One of the CLPs in Croydon have tried desperately to wriggle out of a nomination meeting. But we’re probably not allowed to say which one…
Nomination meetings are a pointless exercise anyway under OMOV.
Apparently this is a decision of the NEC, not the PLP, but no one can find any evidence for it.
The evidence is from among the 80-or-so attendees at the meeting, who had the list read to them, a patronising pre-emptive strike against any naughty school children.
did you speak to 80 people to confirm this?
No. Because that would plainly be ridiculous.
ok so how many did you speak to to confirm what was said?
Enough.
I was at the meeting. It was said. Is anyone who was there disputing this?
its the authors use of the word “apparently” that made me doubt it
Has socialism been banned? I mean the word. Socialist policies were buried along with Neil Kinnock. I’m not saying Neil Kinnock was buried, because he wasn’t, we all know that. Besides you could get banned for even thinking it. And I wasn’t thinking it, though it’s quite hard to get it out of your mind when you start travelling down that path. Neither, did I mean he should’ve been, as that could be interpreted as a threat. We all know what happens to people who do that.

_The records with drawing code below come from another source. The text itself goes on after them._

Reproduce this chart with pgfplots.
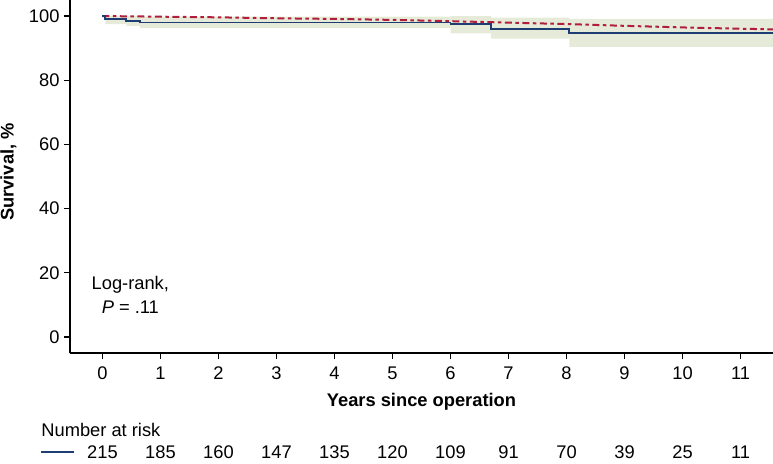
\documentclass[border=0pt]{standalone}
\usepackage{pgfplots}
\pgfplotsset{compat=1.18}
\usepackage{fontspec}
\setmainfont{Liberation Sans}
\definecolor{kmblue}{HTML}{1E3D73}
\definecolor{kmred}{HTML}{B01E3C}
\definecolor{band}{HTML}{E6EAD9}
\newcommand{\fs}{\fontsize{18.3}{24}\selectfont}
\begin{document}
\begin{tikzpicture}
\begin{axis}[
  at={(0,0)}, anchor=south west,
  scale only axis, width=703pt, height=353pt,
  xmin=-0.56, xmax=11.56, ymin=-5, ymax=105,
  axis x line*=bottom, axis y line*=left,
  axis line style={line width=1.8pt},
  xtick={0,1,...,11}, ytick={0,20,...,100},
  tick align=outside, major tick length=6pt,
  tick style={line width=1.1pt, black},
  /pgf/number format/assume math mode=true,
  tick label style={font=\fs},
  xticklabel style={yshift=-4pt},
  yticklabel style={xshift=-1pt},
  clip=false,
]
\addplot[fill=band, draw=none] coordinates {
 (0.05,100)(0.65,100)(0.65,99.8)(6.0,99.8)(6.0,100)(6.7,100)(6.7,99.5)(8.05,99.5)(8.05,99.1)(11.56,99.1)
 (11.56,90.4)(8.05,90.4)(8.05,93.0)(6.7,93.0)(6.7,94.6)(6.0,94.6)(6.0,96.2)(0.65,96.2)(0.65,96.9)(0.41,96.9)(0.41,97.5)(0.05,97.5)} --cycle;
\addplot[kmred, line width=2pt, dash pattern=on 7pt off 3.5pt on 3.5pt off 3.5pt] coordinates {
 (0,100)(1,99.8)(2,99.6)(3,99.3)(4,99.1)(5,98.8)(6,98.4)(7,97.95)(8,97.5)(9,96.95)(10,96.45)(11,96.05)(11.56,95.85)};
\addplot[kmblue, line width=1.9pt] coordinates {
 (0,100)(0.05,100)(0.05,99.1)(0.41,99.1)(0.41,98.4)(0.65,98.4)(0.65,98.0)(6.0,98.0)(6.0,97.4)(6.7,97.4)(6.7,96.0)(8.05,96.0)(8.05,94.8)(11.56,94.8)};
\node[font=\fs, align=center] at (axis cs:0.48,13.1) {Log-rank,\\\textit{P} = .11};
\node[font=\fs\bfseries, rotate=90] at (axis cs:-1.62,51.4) {Survival, \%};
\node[font=\fs\bfseries] at (axis cs:5.5,-20.2) {Years since operation};
\node[font=\fs, anchor=west, inner sep=0pt] at (axis cs:-1.057,-29.0) {Number at risk};
\draw[kmblue, line width=1.5pt] (axis cs:-1.057,-35.8) -- (axis cs:-0.488,-35.8);
\node[font=\fs] at (axis cs:0,-35.8) {215};
\node[font=\fs] at (axis cs:1,-35.8) {185};
\node[font=\fs] at (axis cs:2,-35.8) {160};
\node[font=\fs] at (axis cs:3,-35.8) {147};
\node[font=\fs] at (axis cs:4,-35.8) {135};
\node[font=\fs] at (axis cs:5,-35.8) {120};
\node[font=\fs] at (axis cs:6,-35.8) {109};
\node[font=\fs] at (axis cs:7,-35.8) {91};
\node[font=\fs] at (axis cs:8,-35.8) {70};
\node[font=\fs] at (axis cs:9,-35.8) {39};
\node[font=\fs] at (axis cs:10,-35.8) {25};
\node[font=\fs] at (axis cs:11,-35.8) {11};
\end{axis}
\pgfresetboundingbox
\useasboundingbox (-70pt,-110pt) rectangle (703pt,353pt);
\end{tikzpicture}
\end{document}
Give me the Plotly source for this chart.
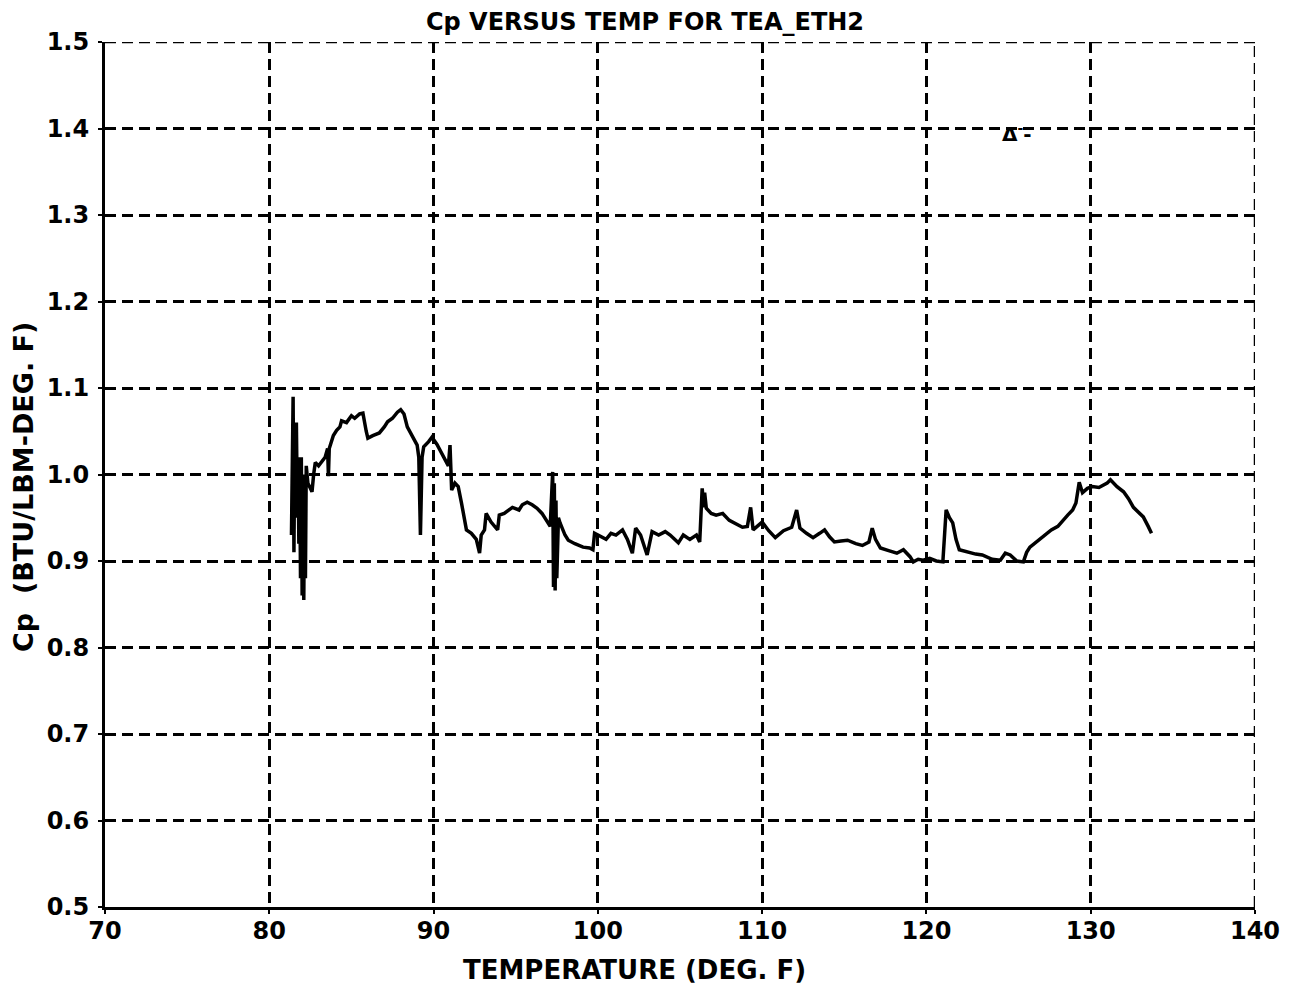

“No question, now, what had happened to the faces of the pigs. The creatures outside looked from pig to man, and from man to pig, and from pig to man again; but already it was impossible to say which was which.”
Someone in Hull was banned years ago for organising a picnic in memory of Leon Trotsky
All this will serve to do is divide the Labour Party even further. Orwellian futures, indeed. But, if the party does split into, for example, Labour and Socialist Labour, I wonder which would be the most successful. PLP seriously needs to look at the ratings to date for Corbyn – v – Smith. If Smith were to be crowned leader of PLP, then it would undoubtedly be a rigged ballot. I suspect the people would just take to the streets to protest & rebel.
But it’s in the Oxford Dictionary and has been there since 2002! http://news.bbc.co.uk/1/hi/uk/2282572.stm
If you’re not allowed to use it in Scrabble, then you shouldn’t be allowed to use it at Labour Party meetings.
That, surely, is a workable rule.
Blair is such a pariah that to be said to be associated with him or his policies is akin to be called a c**t so fair enough!